If I wasn’t freaked out before, I was now. (It was only years later, on a trip to a remote corner of Jamaica, that I learned from another eccentric genius that Stanton’s practice, known as the Five Rites, was actually an acknowledged ritual that, according to some, predates yoga.) I closed my eyes and thought of Paris, Texas. Stanton sat down, took a few deep breaths, lit a cigarette, and then said, “Do you smoke reefer, Corey?”

In fact, I’d mostly given up the habit, but as the notion of Hunter S. Thompson’s biographer refusing a joint from the Repo Man himself seemed, well, preposterous, so we inhaled. I tried to get him to talk about Thompson again, but he wanted to practice “Danny Boy” on his guitar, which he was planning to perform at Hunter’s bacchanal/memorial service that he and I, among a couple hundred others, were to attend in a few weeks. So we wandered behind his sofa, where he had an armada of finely tuned acoustics, resonators, and banjos, and picked our guitars. I played simple chords while Stanton played a wicked slide guitar—his skill was virtuosic—and sang his heart out.
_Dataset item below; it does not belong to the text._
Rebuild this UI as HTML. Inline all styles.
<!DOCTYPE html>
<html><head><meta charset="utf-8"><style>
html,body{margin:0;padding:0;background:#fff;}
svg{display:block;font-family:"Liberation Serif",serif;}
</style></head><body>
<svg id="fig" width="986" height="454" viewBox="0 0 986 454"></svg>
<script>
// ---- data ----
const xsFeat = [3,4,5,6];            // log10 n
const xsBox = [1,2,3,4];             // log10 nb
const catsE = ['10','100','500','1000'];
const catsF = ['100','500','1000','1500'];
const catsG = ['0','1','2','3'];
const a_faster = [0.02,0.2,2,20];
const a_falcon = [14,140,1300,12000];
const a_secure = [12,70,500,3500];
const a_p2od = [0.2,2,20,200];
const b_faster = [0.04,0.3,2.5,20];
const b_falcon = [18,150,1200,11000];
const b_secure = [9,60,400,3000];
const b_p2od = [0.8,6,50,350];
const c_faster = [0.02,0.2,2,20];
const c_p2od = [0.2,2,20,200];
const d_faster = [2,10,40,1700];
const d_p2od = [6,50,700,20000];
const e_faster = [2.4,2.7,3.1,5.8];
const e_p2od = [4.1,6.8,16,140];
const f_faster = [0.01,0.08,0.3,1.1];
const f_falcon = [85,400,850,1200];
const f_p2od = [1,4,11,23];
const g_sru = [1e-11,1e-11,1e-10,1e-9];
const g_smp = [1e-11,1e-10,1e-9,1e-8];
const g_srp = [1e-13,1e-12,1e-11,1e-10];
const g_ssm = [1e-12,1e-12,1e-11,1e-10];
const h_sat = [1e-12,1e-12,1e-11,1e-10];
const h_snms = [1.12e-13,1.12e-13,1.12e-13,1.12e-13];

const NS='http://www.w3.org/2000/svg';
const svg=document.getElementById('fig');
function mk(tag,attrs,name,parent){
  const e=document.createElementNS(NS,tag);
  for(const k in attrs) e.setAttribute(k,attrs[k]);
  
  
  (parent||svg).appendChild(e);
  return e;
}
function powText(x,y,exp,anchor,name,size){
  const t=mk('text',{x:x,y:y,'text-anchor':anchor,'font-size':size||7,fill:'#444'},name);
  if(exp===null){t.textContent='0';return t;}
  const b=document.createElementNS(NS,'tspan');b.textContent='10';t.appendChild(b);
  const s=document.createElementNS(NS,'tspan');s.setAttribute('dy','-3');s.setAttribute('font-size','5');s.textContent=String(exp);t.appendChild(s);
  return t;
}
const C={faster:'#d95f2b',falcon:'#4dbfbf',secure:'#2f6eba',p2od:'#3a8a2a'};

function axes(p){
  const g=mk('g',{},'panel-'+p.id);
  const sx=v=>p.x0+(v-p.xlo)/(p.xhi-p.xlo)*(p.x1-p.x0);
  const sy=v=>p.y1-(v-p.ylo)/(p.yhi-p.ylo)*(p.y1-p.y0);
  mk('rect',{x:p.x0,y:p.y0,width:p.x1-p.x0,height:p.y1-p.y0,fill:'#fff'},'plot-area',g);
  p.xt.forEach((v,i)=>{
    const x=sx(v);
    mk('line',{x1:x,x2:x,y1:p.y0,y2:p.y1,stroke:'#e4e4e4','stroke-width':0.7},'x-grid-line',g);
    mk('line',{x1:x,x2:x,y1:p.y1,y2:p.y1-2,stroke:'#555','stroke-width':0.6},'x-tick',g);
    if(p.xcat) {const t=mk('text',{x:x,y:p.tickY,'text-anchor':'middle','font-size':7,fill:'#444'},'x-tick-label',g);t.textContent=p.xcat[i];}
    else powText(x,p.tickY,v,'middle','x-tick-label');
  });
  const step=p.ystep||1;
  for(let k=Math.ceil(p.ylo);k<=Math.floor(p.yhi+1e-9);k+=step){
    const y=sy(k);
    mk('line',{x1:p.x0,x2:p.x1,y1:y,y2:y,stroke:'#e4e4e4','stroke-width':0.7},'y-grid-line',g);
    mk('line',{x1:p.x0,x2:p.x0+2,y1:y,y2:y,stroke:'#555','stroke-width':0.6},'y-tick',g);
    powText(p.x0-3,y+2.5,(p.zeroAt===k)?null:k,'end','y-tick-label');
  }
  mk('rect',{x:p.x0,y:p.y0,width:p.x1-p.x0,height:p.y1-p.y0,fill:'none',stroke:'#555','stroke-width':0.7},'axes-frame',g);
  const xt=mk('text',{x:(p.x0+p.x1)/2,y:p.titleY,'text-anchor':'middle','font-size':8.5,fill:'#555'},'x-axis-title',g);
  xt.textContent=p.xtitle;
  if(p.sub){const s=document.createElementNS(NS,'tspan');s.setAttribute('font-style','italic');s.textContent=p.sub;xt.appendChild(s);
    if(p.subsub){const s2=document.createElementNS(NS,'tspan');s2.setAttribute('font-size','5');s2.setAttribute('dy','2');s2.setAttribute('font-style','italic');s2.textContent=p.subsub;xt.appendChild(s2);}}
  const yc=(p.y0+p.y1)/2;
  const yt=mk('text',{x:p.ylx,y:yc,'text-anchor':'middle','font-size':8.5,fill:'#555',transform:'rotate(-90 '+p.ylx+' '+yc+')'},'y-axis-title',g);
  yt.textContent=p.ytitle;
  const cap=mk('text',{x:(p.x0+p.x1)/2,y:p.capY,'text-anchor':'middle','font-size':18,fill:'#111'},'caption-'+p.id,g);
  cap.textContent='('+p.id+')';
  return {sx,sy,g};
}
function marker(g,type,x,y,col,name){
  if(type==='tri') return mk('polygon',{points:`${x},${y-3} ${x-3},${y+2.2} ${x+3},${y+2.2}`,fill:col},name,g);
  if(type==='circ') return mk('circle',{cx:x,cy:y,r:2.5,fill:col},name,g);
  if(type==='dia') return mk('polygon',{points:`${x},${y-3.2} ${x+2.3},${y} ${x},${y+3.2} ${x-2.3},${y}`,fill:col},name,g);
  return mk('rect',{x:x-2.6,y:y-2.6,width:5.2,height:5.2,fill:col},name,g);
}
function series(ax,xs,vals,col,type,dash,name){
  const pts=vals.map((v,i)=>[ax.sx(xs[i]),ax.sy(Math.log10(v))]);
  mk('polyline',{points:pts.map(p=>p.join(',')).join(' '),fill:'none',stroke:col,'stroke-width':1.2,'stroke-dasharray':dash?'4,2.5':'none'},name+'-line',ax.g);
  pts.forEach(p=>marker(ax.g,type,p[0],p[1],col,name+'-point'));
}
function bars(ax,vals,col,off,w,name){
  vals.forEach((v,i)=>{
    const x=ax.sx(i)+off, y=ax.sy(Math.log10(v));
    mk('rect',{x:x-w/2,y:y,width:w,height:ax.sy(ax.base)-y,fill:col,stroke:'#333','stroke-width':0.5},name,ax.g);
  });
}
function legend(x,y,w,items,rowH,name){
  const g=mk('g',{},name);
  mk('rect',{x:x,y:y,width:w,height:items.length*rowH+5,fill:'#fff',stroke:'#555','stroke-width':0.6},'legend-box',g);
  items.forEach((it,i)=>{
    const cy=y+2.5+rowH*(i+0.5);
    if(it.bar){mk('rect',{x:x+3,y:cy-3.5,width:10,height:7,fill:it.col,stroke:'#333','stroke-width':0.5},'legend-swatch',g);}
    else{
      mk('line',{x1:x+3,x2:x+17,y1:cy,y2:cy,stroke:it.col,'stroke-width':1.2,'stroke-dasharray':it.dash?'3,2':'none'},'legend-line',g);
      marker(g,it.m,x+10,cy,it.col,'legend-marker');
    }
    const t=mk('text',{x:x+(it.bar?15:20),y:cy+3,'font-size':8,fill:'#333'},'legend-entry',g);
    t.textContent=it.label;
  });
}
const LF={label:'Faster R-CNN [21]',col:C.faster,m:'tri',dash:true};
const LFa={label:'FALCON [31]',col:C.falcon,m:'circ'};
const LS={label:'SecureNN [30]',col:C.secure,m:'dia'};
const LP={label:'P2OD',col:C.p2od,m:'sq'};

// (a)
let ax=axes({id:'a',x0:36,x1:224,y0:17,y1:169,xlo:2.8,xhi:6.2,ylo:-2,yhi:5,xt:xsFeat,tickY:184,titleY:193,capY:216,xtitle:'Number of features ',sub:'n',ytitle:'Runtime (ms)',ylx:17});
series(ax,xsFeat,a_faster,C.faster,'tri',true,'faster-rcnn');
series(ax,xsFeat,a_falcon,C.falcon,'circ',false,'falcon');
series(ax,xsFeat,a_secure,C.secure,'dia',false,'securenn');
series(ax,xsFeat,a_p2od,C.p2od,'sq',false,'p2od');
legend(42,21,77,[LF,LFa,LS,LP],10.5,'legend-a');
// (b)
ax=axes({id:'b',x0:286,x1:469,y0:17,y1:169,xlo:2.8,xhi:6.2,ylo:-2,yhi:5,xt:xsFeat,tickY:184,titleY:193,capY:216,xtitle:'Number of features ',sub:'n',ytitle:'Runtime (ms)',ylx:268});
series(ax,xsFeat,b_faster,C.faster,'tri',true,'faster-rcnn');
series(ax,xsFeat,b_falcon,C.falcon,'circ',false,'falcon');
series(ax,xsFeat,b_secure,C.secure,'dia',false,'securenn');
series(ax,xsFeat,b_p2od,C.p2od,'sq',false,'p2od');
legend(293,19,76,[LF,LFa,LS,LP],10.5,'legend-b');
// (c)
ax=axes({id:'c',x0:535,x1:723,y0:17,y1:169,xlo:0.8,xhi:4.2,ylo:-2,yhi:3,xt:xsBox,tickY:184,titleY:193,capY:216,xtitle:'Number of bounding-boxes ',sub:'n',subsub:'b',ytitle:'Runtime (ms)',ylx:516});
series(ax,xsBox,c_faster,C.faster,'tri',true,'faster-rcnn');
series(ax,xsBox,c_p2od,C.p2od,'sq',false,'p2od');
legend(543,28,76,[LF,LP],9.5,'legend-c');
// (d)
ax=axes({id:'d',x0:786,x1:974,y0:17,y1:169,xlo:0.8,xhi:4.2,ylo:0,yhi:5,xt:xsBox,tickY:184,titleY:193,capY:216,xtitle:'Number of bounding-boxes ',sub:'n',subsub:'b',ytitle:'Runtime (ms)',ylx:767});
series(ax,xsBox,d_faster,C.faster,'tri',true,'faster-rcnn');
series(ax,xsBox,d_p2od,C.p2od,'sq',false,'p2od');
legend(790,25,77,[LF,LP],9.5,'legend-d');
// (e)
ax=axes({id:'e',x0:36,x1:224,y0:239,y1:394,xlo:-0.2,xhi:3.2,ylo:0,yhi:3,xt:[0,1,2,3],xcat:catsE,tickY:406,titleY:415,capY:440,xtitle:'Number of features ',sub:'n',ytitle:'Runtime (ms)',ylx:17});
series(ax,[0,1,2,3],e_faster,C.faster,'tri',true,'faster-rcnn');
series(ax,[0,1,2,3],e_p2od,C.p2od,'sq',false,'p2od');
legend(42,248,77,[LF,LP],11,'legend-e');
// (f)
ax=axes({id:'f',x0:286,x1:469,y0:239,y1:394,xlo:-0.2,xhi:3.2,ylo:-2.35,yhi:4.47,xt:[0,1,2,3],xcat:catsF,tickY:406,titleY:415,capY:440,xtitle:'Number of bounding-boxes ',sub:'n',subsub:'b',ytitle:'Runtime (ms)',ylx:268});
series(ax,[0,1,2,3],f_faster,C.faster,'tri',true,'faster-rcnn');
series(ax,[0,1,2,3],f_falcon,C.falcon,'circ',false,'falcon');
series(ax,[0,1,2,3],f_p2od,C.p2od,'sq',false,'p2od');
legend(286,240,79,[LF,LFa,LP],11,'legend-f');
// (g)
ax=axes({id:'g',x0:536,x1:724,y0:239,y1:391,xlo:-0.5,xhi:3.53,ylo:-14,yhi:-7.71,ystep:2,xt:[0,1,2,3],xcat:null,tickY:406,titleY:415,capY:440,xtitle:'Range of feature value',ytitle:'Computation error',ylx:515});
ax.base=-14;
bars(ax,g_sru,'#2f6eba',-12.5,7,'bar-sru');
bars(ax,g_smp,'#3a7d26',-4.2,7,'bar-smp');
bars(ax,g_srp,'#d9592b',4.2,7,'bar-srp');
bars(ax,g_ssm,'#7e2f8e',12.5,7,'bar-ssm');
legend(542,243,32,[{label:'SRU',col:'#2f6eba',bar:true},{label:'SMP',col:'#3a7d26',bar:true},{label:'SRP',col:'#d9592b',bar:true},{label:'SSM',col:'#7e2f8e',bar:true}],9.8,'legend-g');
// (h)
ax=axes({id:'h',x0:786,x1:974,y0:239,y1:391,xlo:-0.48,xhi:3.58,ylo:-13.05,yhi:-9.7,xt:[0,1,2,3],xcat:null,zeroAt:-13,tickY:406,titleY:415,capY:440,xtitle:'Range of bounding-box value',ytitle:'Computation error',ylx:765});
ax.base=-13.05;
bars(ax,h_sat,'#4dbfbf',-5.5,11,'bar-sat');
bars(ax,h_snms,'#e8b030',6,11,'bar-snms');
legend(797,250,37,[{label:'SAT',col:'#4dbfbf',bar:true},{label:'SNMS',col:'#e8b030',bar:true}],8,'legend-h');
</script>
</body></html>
“Hey!” he said, almost leaping off the cushions. “You know what I like to watch on TV? The Game Show Network! Do you mind?” Hell, no. Soon we were watching and playing along with Family Feud and Wheel of Fortune. When those were over, Stanton turned to me and said, “Do you know Owen Wilson? Let’s go out with Owen!” while dialing him up on his phone. I only heard one end of the call: “Hey, Owen! Yeah—guess who I’m here with? This reporter from Rolling Stone who wants to talk to me about Hunter Thompson . . . . Hey, what do you say we hit Dan Tana’s? . . . What? Yeah? . . . Oh . . . Owen—how about you suck my cock?!” Stanton slammed the phone down hard, cackling wildly, clearly having a wonderful time. “Let’s go!”
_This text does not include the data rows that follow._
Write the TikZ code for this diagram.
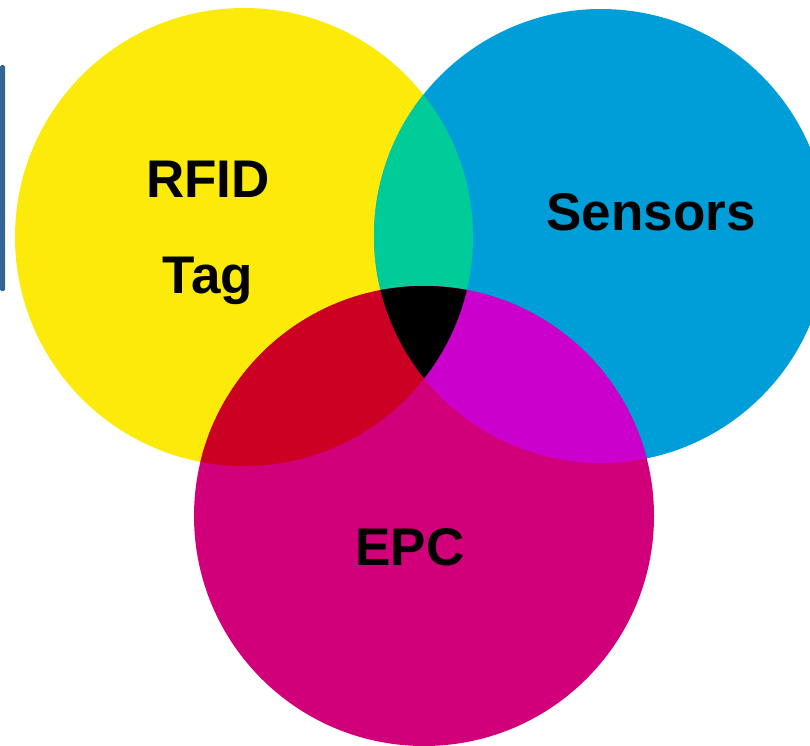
\documentclass[tikz,border=0pt]{standalone}
\usepackage{fontspec}
\setmainfont{Liberation Sans}
\begin{document}
\begin{tikzpicture}[x=1pt,y=-1pt,
  lbl/.style={anchor=base,font=\fontsize{53}{60}\selectfont\bfseries,text=black,inner sep=0pt}]
\definecolor{cyel}{RGB}{252,235,10}
\definecolor{cblu}{RGB}{0,158,216}
\definecolor{cmag}{RGB}{209,0,122}
\definecolor{cgrn}{RGB}{0,204,153}
\definecolor{cred}{RGB}{204,0,34}
\definecolor{cpur}{RGB}{204,0,204}
\definecolor{cbar}{RGB}{50,100,150}
\useasboundingbox (0,0) rectangle (810,745);
\def\yelc{(244,237) circle[radius=229pt]}
\def\bluc{(601,236) circle[radius=227pt]}
\def\magc{(424,516) circle[radius=230pt]}
\fill[cyel] \yelc;
\fill[cblu] \bluc;
\fill[cmag] \magc;
\begin{scope}
  \clip \yelc;
  \fill[cgrn] \bluc;
  \fill[cred] \magc;
\end{scope}
\begin{scope}
  \clip \bluc;
  \fill[cpur] \magc;
\end{scope}
\begin{scope}
  \clip \yelc;
  \clip \bluc;
  \fill[black] \magc;
\end{scope}
\fill[cbar, rounded corners=1.5pt] (0,65) rectangle (5,291);
\node[lbl] (rfid) at (208,197) {RFID};
\node[lbl] (tag) at (208,293) {Tag};
\node[lbl] (sens) at (651,230) {Sensors};
\node[lbl] (epc) at (410,565) {EPC};
\end{tikzpicture}
\end{document}
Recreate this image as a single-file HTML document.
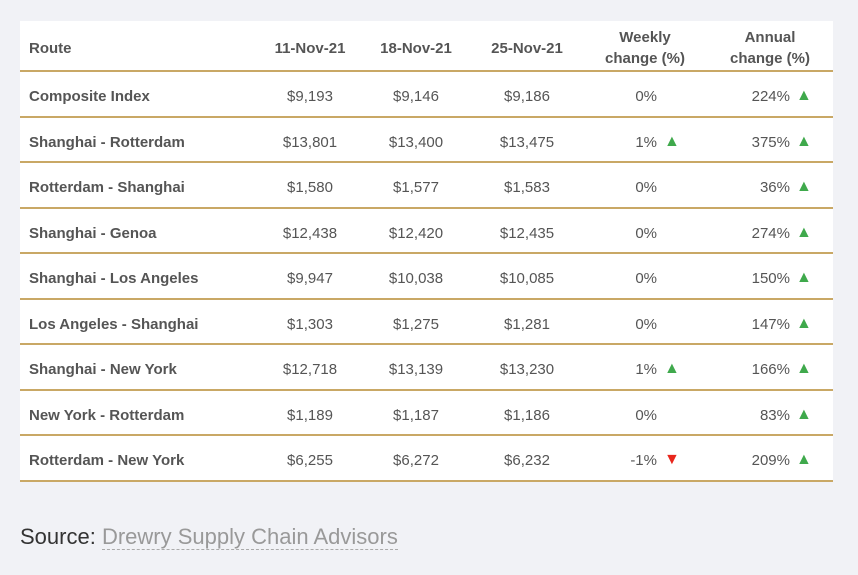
<!DOCTYPE html>
<html><head><meta charset="utf-8"><style>
body{margin:0;width:858px;height:575px;background:#f1f2f6;font-family:"Liberation Sans",sans-serif;color:#555;position:relative;overflow:hidden}
#card{position:absolute;left:20px;top:21px;width:813px;height:460px;background:#fff}
.c{position:absolute;font-size:15px;line-height:18px;white-space:nowrap}
.line{position:absolute;left:0;width:813px;height:2px;background:#c9a865}
.up{color:#3fa94c;font-size:16px}
.dn{color:#e8261c;font-size:16px}
.src{position:absolute;left:20px;top:524px;font-size:22px;color:#333}
.src span{color:#999;border-bottom:1px dashed #aaa}
</style></head><body>
<div id="card"></div>
<div class="src">Source: <span>Drewry Supply Chain Advisors</span></div>
<script>
const routes=["Composite Index","Shanghai - Rotterdam","Rotterdam - Shanghai","Shanghai - Genoa","Shanghai - Los Angeles","Los Angeles - Shanghai","Shanghai - New York","New York - Rotterdam","Rotterdam - New York"];
const nov11=["$9,193","$13,801","$1,580","$12,438","$9,947","$1,303","$12,718","$1,189","$6,255"];
const nov18=["$9,146","$13,400","$1,577","$12,420","$10,038","$1,275","$13,139","$1,187","$6,272"];
const nov25=["$9,186","$13,475","$1,583","$12,435","$10,085","$1,281","$13,230","$1,186","$6,232"];
const weekly=[0,1,0,0,0,0,1,0,-1];
const annual=[224,375,36,274,150,147,166,83,209];
const card=document.getElementById('card');
function cell(txt,x,y,align,bold,name){
 const d=document.createElement('div');d.className='c';
 
 
 d.innerHTML=txt;d.style.top=y+'px';
 if(bold)d.style.fontWeight='bold';
 if(align==='l')d.style.left=x+'px';
 else if(align==='r')d.style.right=(813-x)+'px';
 else{d.style.left=(x-60)+'px';d.style.width='120px';d.style.textAlign='center';}
 card.appendChild(d);return d;}
cell('Route',9,19,'l',true,'header-route');
cell('11-Nov-21',290,19,'c',true,'header-11-nov');
cell('18-Nov-21',396,19,'c',true,'header-18-nov');
cell('25-Nov-21',507,19,'c',true,'header-25-nov');
cell('Weekly<br>change (%)',625,6,'c',true,'header-weekly').style.lineHeight='21px';
cell('Annual<br>change (%)',750,6,'c',true,'header-annual').style.lineHeight='21px';
const top0=50,rh=45.5;
const hl=document.createElement('div');hl.className='line';hl.style.top=top0-1+'px';


card.appendChild(hl);
routes.forEach((r,i)=>{
 const y=top0+i*rh+17;
 cell(r,9,y,'l',true,'route-name');
 cell(nov11[i],290,y,'c',false,'value-11-nov');
 cell(nov18[i],396,y,'c',false,'value-18-nov');
 cell(nov25[i],507,y,'c',false,'value-25-nov');
 const w=weekly[i];
 cell(w+'%',637,y,'r',false,'weekly-change');
 if(w>0)cell('▲',644,y-1,'l',false,'weekly-up-arrow').className='c up';
 if(w<0)cell('▼',644,y-1,'l',false,'weekly-down-arrow').className='c dn';
 cell(annual[i]+'%',770,y,'r',false,'annual-change');
 cell(annual[i]>=0?'▲':'▼',776,y-1,'l',false,'annual-arrow').className='c '+(annual[i]>=0?'up':'dn');
 const l=document.createElement('div');l.className='line';l.style.top=(top0+(i+1)*rh-1)+'px';
 
 
 card.appendChild(l);
});
</script>
</body></html>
Before we hit Dan Tana’s, though, Stanton wants to stop at another place, where we meet two of Stanton’s best friends, both undercover LAPD detectives, and are joined by two young actors trying to work their way up in Hollywood, one of them the son of the pro wrestler and former governor of Minnesota, Jesse “The Body” Ventura. But Stanton soon tires of the place, and so it’s on to Dan Tana’s, the celebrity and industry canteen where Stanton is known to tell strangers who think he looks familiar that he is, in fact, a retired astronaut. After hearing shockingly mundane stories about names that are anything but—Nicholson, yes, but also Marlon Brando, Bob Dylan, Sam Shepard—I bring us back around to the reason I’m there and implore Stanton to please, please tell me something about Hunter S. Thompson. Stanton fixes me with a steely stare, composes himself, and says, pointing to my recorder, “Okay. Is that thing on?” Yes. “Are you sure?” Yes. “Okay. Put this in your book.” He speaks slowly, as if to help later with the transcription: “I wish . . . that I had spent . . . more time . . . talking with Hunter . . . about Buddhism.”

Somewhere around 2:00 a.m., seven hours after I stepped foot on Stanton’s lawn, his driver takes us back toward my hotel—I’m flying back to New York in the morning—and Stanton is beside himself telling me what a wonderful time he’s had and that, if I’m ever back in town, we must do this again. As luck would have it, I was back the next week for more interviews and found myself doing something abnormally normal: I called Harry Dean Stanton to see if he wanted to hang out. He answered the phone, but didn’t seem to remember me at all. I talked to Marilyn Manson a few days later, and just before I was going to tell him about my weird night, he cut me off at the word “Stanton.” “Now that guy,” said the honorary minister in the Church of Satan and the auteur behind Antichrist Superstar. “That guy is crazy.”